A PhD student and lecturer in Performing Arts, Cyrille Roussial studied several disciplines in social sciences and humanities before specializing in History at Paris Diderot University, and then in Dramaturgy at the École normale supérieure. Since 2019, he prepares at Lyon Lumière University a dissertation under the supervision of Julie Sermon; his thesis aims to bring out and analyse the recent change and development of juggling in France from historical, social and aesthetical perspectives.
In parallel to this activity he has practiced for a dozen years, he mainly works on circus. He often collaborates with professional organisations (SACD, ARTCENA, circusnext), universities (Sorbonne Nouvelle), schools (CNAC and ENACR), theaters (Cirque Jules Verne), and companies whose works refer to circus, or at least are involving in its production and distribution network: artists include, amongst others, Collectif Petit Travers, Alexander Vantournhout (Not Standing company), Cécile Mont-Reynaud (Lunatic company), Julian Vogel (Unlisted company), and more recently Carlo Cerato, Johann Le Guillerm (Cirque Ici) and Maroussia Diaz Verbèke (Le Troisième Cirque). Furthermore, Cyrille Roussial is co-founder and editor-in-chief of the revue Jonglages, a journal supported by the association La Maison des Jonglages.
His primary academic research has been dedicated on the one hand to the transcription of movement of objects and body through the study of several European jugglers and juggling companies. These works have been published notably in a research notebook by the National Center for Circus Arts of Châlons-en-Champagne (2018), a collective book entitled Anthropocene, an Indiscipline School [Anthropocène, à l’école de l’indiscipline] (2019), and the journals Agôn (2019), L’Ethnographie (2021), Circus: Arts, Life, and Sciences, Circus Sciences and Théâtre/Public (2023).
Cyrille Roussial also conducted several studies for the French Ministry of Culture, then for the Irish and European networks dedicated to circus and street arts (ISACS and Circostrada), and more recently for Zirkus ON, the support programme of the Federal Association of Contemporary Circus in Germany.

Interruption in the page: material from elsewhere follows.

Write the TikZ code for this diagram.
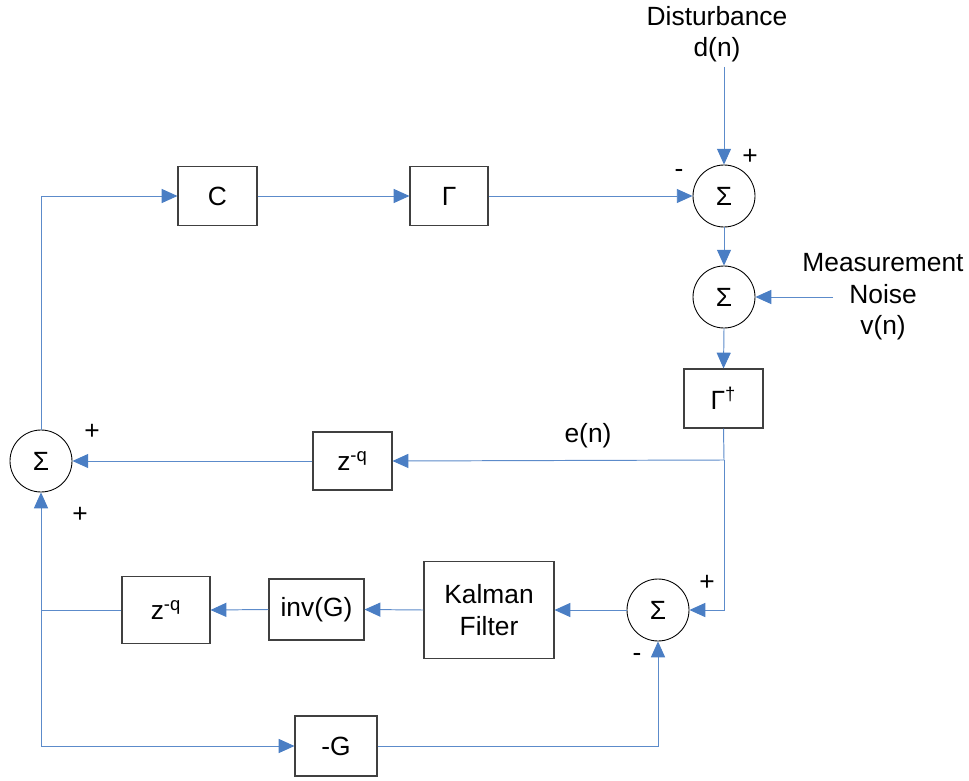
\documentclass[tikz,border=0pt]{standalone}
\usepackage{fontspec}
\setmainfont{Liberation Sans}
\usetikzlibrary{arrows.meta}
\definecolor{sigblue}{HTML}{4A7EC4}

\begin{document}
\begin{tikzpicture}[x=0.02cm,y=-0.02cm,
    font=\fontsize{15}{18}\selectfont,
    blk/.style n args={2}{draw=black!75,line width=0.6pt,minimum width=#1,minimum height=#2,inner sep=0pt},
    sumc/.style={draw=black,circle,line width=0.5pt,minimum size=1.24cm,inner sep=0pt},
    sig/.style={sigblue!90,line width=0.55pt},
    sigarr/.style={sig,-{Triangle[length=9pt,width=8pt,color=sigblue]}}]
            \useasboundingbox (0,0) rectangle (969,780);
            % summing points
            \node[sumc] (s1) at (724,196) {Σ};
            \node[sumc] (s2) at (724,297) {Σ};
            \node[sumc] (s3) at (41,461) {Σ};
            \node[sumc] (s4) at (658,610) {Σ};
            % blocks
            \node[blk={1.58cm}{1.18cm}] (c) at (217.5,196) {C};
            \node[blk={1.56cm}{1.18cm}] (g) at (449,196) {Γ};
            \node[blk={1.58cm}{1.18cm}] (gd) at (723.5,398.5) {Γ\textsuperscript{†}};
            \node[blk={1.58cm}{1.16cm}] (zq1) at (352.5,461) {z\textsuperscript{-q}};
            \node[blk={1.76cm}{1.34cm}] (zq2) at (166,610) {z\textsuperscript{-q}};
            \node[blk={1.9cm}{1.22cm}] (inv) at (316.5,609.5) {inv(G)};
            \node[blk={2.6cm}{1.94cm},align=center] (kf) at (489,610) {Kalman\\Filter};
            \node[blk={1.64cm}{1.2cm}] (ng) at (336,746) {-G};
            % inputs and labels
            \node[align=center] (dist) at (717,34) {Disturbance\\d(n)};
            \node[align=center] (noise) at (883,297) {Measurement\\Noise\\v(n)};
            \node (en) at (588,436) {e(n)};
            \coordinate (dtop) at (724,67);
            \coordinate (ntail) at (833,297);
            \coordinate (ej) at (724,460);
            \coordinate (jn) at (41,610);
            % signs
            \node (m1) at (679,173) {-};
            \node (p1) at (750,157) {+};
            \node (p3a) at (92,432) {+};
            \node (p3b) at (80,515) {+};
            \node (p4) at (707,583) {+};
            \node (m4) at (637,657) {-};
            % signal paths
            \draw[sigarr] (dtop) -- (s1.north);
            \draw[sigarr] (s3.north) |- (c.west);
            \draw[sigarr] (c.east) -- (g.west);
            \draw[sigarr] (g.east) -- (s1.west);
            \draw[sigarr] (s1.south) -- (s2.north);
            \draw[sigarr] (ntail) -- (s2.east);
            \draw[sigarr] (s2.south) -- (gd.north);
            \draw[sig] (gd.south) -- (ej);
            \draw[sigarr] (ej) -- (zq1.east);
            \draw[sigarr] (zq1.west) -- (s3.east);
            \draw[sigarr] (ej) |- (s4.east);
            \draw[sigarr] (s4.west) -- (kf.east);
            \draw[sigarr] (kf.west) -- (inv.east);
            \draw[sigarr] (inv.west) -- (zq2.east);
            \draw[sig] (zq2.west) -- (jn);
            \draw[sigarr] (jn) -- (s3.south);
            \draw[sigarr] (jn) |- (ng.west);
            \draw[sigarr] (ng.east) -| (s4.south);
        \end{tikzpicture}
\end{document}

As a member of different research collectives, groups and networks he also contributes to several research projects (“The Life of Lines”, “Collective of researchers on circus/Circus and Gender”, “Arts and Environmental Humanities”, “Dramaturges in Situation”). In each of them, he deals with various types of practices (such as somatic, sporting and leisure activities), works, tasks and responsibilities in performing arts following approaches. The projects he undertook the past two years are focused on two main axes: the first explores some links between circus and ecological issues through the lens of ecocriticism and ecopoetics; the second one questions authorship in circus regarding the conditions and multiple ways of being author and dramaturg.